The railroad agent was an older man named Smallwood. He praised us for our pluck and he was very much pleased to see the sacks of cash and valuables we had recovered. You may think Rooster was hard in appropriating the traps of the dead men but I will tell you that he did not touch one cent of the money that was stolen at gunpoint from the passengers of the Katy Flyer. Smallwood looked over the “booty” and said it would certainly help to cover the loss, though it was his experience that some of the victims would make exaggerated claims.

He had known the martyred clerk personally and he said the man had been a loyal employee of the M. K. & T. for some years. In his youth the clerk had been a well-known foot racer in Kansas. He showed his spunk right to the end. Smallwood did not know the fireman personally. In both cases, said he, the M. K. & T. would try to do something for the bereaved families, though times were hard and revenue down. They say Jay Gould had no heart! Smallwood also assured Rooster that the railroad would do right by him, providing he “clean up” Lucky Ned Pepper’s robber band and recover the stolen express funds.

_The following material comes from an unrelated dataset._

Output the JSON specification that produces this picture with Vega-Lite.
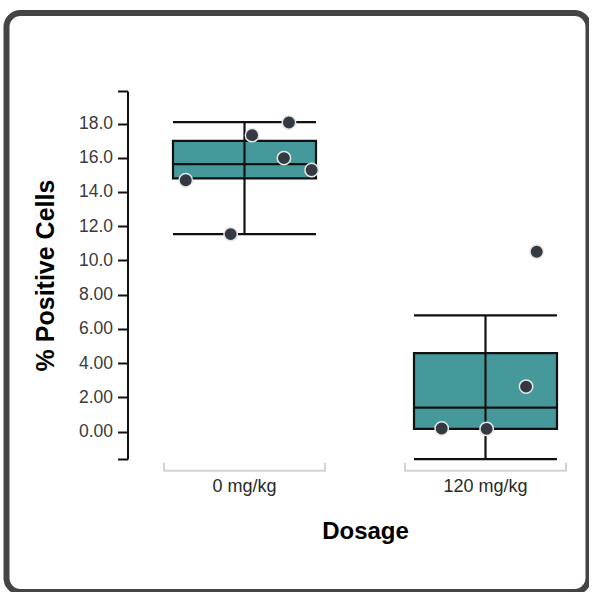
{
  "$schema": "https://vega.github.io/schema/vega-lite/v6.json",
  "autosize": "none",
  "padding": {"left": 6.5, "top": 13, "right": 0, "bottom": 0},
  "width": 582,
  "height": 579,
  "background": "white",
  "config": {
    "view": {"stroke": "#444444", "strokeWidth": 6, "cornerRadius": 14, "fill": "white"},
    "font": "Liberation Sans"
  },
  "datasets": {
    "boxes": [
      {"Dosage": "0 mg/kg", "lower": 11.54, "q1": 14.8, "median": 15.63, "q3": 16.99, "upper": 18.08},
      {"Dosage": "120 mg/kg", "lower": -1.61, "q1": 0.16, "median": 1.4, "q3": 4.58, "upper": 6.79}
    ],
    "points": [
      {"Dosage": "0 mg/kg", "value": 14.69, "jitter": -0.365},
      {"Dosage": "0 mg/kg", "value": 11.54, "jitter": -0.086},
      {"Dosage": "0 mg/kg", "value": 17.32, "jitter": 0.047},
      {"Dosage": "0 mg/kg", "value": 18.06, "jitter": 0.276},
      {"Dosage": "0 mg/kg", "value": 15.98, "jitter": 0.245},
      {"Dosage": "0 mg/kg", "value": 15.28, "jitter": 0.417},
      {"Dosage": "120 mg/kg", "value": 10.51, "jitter": 0.318},
      {"Dosage": "120 mg/kg", "value": 2.63, "jitter": 0.252},
      {"Dosage": "120 mg/kg", "value": 0.18, "jitter": -0.272},
      {"Dosage": "120 mg/kg", "value": 0.16, "jitter": 0.007}
    ]
  },
  "encoding": {
    "x": {
      "field": "Dosage",
      "type": "nominal",
      "sort": ["0 mg/kg", "120 mg/kg"],
      "scale": {"range": [157.5, 559.5], "paddingInner": 0.332, "paddingOuter": 0},
      "axis": {
        "title": "Dosage",
        "orient": "bottom",
        "offset": -121,
        "domain": false,
        "ticks": false,
        "labelAngle": 0,
        "labelFontSize": 18,
        "labelColor": "#2a2a2a",
        "labelPadding": 6,
        "titleFontSize": 24,
        "titleFontWeight": "bold",
        "titleColor": "#000000",
        "titlePadding": 24
      }
    }
  },
  "layer": [
    {
      "data": {"name": "boxes"},
      "mark": {"type": "bar", "fill": "transparent", "stroke": "#d3d3d3", "strokeWidth": 2, "size": 161, "strokeDash": [0, 161, 176.8, 0]},
      "encoding": {
        "y": {"datum": -1.82, "type": "quantitative"},
        "y2": {"datum": -2.28}
      }
    },
    {
      "data": {"name": "boxes"},
      "mark": {"type": "bar", "fill": "#45999a", "stroke": "#111111", "strokeWidth": 2.2, "size": 143},
      "encoding": {
        "y": {
          "field": "q1",
          "type": "quantitative",
          "scale": {"domain": [-1.6, 19.9], "range": [446, 78], "nice": false, "zero": false},
          "axis": {
            "title": "% Positive Cells",
            "values": [-1.6, 0, 2, 4, 6, 8, 10, 12, 14, 16, 18, 19.9],
            "labelExpr": "datum.value < -1 || datum.value > 19 ? '' : (datum.value >= 10 ? format(datum.value, '.1f') : format(datum.value, '.2f'))",
            "offset": -121,
            "grid": false,
            "domainColor": "#111111",
            "domainWidth": 2,
            "tickColor": "#111111",
            "tickWidth": 2,
            "tickSize": 10,
            "labelFontSize": 17.5,
            "labelColor": "#3a3a3a",
            "labelPadding": 5,
            "titleFontSize": 25,
            "titleFontWeight": "bold",
            "titleColor": "#000000",
            "titlePadding": 20
          }
        },
        "y2": {"field": "q3"}
      }
    },
    {
      "data": {"name": "boxes"},
      "mark": {"type": "rule", "color": "#111111", "strokeWidth": 2.2, "opacity": 1},
      "encoding": {
        "y": {"field": "lower", "type": "quantitative"},
        "y2": {"field": "upper"}
      }
    },
    {
      "data": {"name": "boxes"},
      "mark": {"type": "tick", "color": "#111111", "opacity": 1, "thickness": 2.2, "size": 143},
      "encoding": {"y": {"field": "lower", "type": "quantitative"}}
    },
    {
      "data": {"name": "boxes"},
      "mark": {"type": "tick", "color": "#111111", "opacity": 1, "thickness": 2.2, "size": 143},
      "encoding": {"y": {"field": "upper", "type": "quantitative"}}
    },
    {
      "data": {"name": "boxes"},
      "mark": {"type": "tick", "color": "#111111", "opacity": 1, "thickness": 2.2, "size": 143},
      "encoding": {"y": {"field": "median", "type": "quantitative"}}
    },
    {
      "data": {"name": "points"},
      "mark": {"type": "circle", "fill": "#343a42", "opacity": 1, "fillOpacity": 1, "stroke": "#e6e6e6", "strokeWidth": 1.5, "size": 180},
      "encoding": {
        "y": {"field": "value", "type": "quantitative"},
        "xOffset": {"field": "jitter", "type": "quantitative", "scale": {"domain": [-0.5, 0.5]}}
      }
    }
  ],
  "resolve": {"scale": {"y": "shared"}}
}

I advised Rooster to get a written statement from Smallwood to that effect, along with an itemized, timed and dated receipt for the two sacks of “booty.” Smallwood was wary about committing his company too far but we got a receipt out of him and a statement saying that Rooster had produced on that day the lifeless bodies of two men “whom he alleges took part in said robbery.” I think Smallwood was a gentleman but gentlemen are only human and their memories can sometimes fail them. Business is business.

Mr. McAlester, who kept the store, was a good Arkansas man. He too commended us for our actions and he gave us towels and pans of hot water and some sweet-smelling olive soap. His wife served us a good country dinner with fresh buttermilk. LaBoeuf joined us for the hearty meal. The medical-trained Indian had been able to remove all the big splinters and lead fragments and he had bound the arm tightly. Naturally the limb remained stiff and sore, yet the Texan enjoyed a limited use of it.

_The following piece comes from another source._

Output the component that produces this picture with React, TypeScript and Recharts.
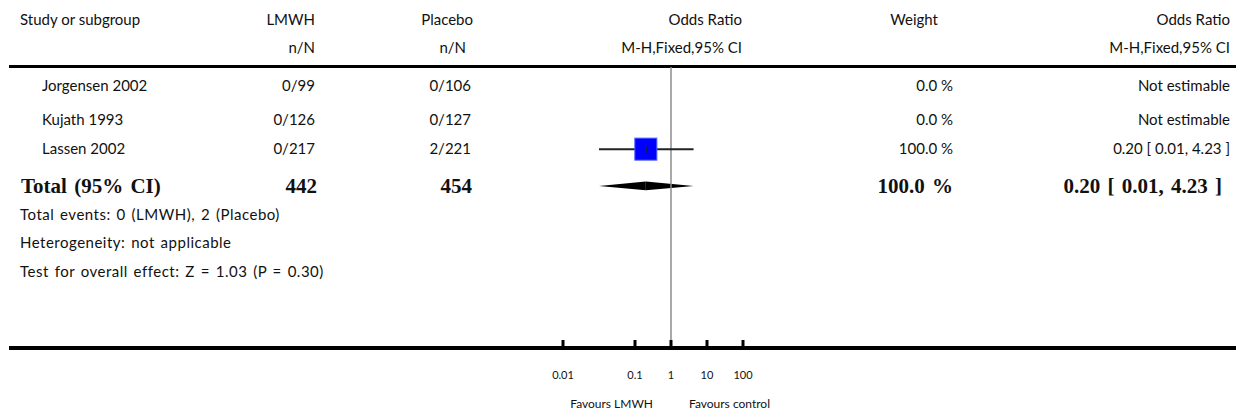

When we had eaten our fill, Mr. McAlester’s wife asked me if I did not wish to lie down on her bed for a nap. I was sorely tempted but I saw through the scheme. I had noticed Rooster talking to her on the sly at the table. I concluded he was trying to get shed of me once again. “Thank you, mam, I am not tired,” said I. It was the biggest story I have ever told!

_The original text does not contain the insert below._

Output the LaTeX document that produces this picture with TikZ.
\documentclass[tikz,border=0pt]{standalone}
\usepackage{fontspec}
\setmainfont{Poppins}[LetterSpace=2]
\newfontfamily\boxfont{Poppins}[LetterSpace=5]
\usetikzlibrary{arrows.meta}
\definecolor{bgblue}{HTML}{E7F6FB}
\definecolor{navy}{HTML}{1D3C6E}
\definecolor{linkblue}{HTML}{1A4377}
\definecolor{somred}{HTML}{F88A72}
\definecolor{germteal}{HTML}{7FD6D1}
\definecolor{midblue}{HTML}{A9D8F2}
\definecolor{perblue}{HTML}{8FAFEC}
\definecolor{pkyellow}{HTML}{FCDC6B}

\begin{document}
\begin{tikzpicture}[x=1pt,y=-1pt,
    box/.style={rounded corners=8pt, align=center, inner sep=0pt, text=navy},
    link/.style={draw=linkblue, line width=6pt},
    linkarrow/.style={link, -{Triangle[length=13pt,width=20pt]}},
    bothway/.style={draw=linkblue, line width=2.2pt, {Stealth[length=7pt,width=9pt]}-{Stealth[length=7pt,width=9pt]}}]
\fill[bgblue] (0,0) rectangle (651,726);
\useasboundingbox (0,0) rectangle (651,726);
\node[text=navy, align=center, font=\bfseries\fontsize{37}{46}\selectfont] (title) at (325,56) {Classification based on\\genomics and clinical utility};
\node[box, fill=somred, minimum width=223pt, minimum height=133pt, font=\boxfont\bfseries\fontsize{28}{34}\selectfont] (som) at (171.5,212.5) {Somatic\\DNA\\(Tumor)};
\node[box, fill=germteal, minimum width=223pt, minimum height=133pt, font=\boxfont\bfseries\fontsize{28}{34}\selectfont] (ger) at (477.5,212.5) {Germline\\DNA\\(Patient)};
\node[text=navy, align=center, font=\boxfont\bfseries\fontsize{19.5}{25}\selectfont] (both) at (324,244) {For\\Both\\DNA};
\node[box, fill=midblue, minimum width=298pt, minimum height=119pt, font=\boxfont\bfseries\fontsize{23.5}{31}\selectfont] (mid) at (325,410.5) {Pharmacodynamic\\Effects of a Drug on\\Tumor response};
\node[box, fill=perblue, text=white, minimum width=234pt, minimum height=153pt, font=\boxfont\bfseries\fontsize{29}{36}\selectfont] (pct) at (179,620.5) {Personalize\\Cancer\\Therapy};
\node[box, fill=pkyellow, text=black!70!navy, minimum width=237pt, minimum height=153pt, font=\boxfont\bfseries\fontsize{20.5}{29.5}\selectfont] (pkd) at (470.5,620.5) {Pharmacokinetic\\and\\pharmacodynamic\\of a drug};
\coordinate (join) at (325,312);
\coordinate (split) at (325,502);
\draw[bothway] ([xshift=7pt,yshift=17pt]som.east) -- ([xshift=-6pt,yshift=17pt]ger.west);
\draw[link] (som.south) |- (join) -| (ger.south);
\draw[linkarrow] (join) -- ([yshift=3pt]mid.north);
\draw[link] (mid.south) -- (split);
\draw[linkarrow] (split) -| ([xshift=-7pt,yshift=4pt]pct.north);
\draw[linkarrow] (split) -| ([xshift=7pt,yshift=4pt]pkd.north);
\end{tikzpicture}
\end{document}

We did not leave right away because Rooster found that his horse Bo had dropped a front shoe. We went to a little shed kept by a blacksmith. While waiting there, LaBoeuf repaired the broken stock of his Sharps rifle by wrapping copper wire around it. Rooster hurried the smith along with the shoeing, as he was not disposed to linger in the settlement. He wished to stay ahead of the posse of marshals that he knew was even then scouring the brush for Lucky Ned Pepper and his band.

He said to me, “Sis, the time has come when I must move fast. It is a hard day’s ride to where I am going. You will wait here and Mrs. McAlester will see to your comfort. I will be back tomorrow or the next day with our man.”

“No, I am going along,” said I.

LaBoeuf said, “She has come this far.”

Rooster said, “It is far enough.”

I said, “Do you think I am ready to quit when we are so close?”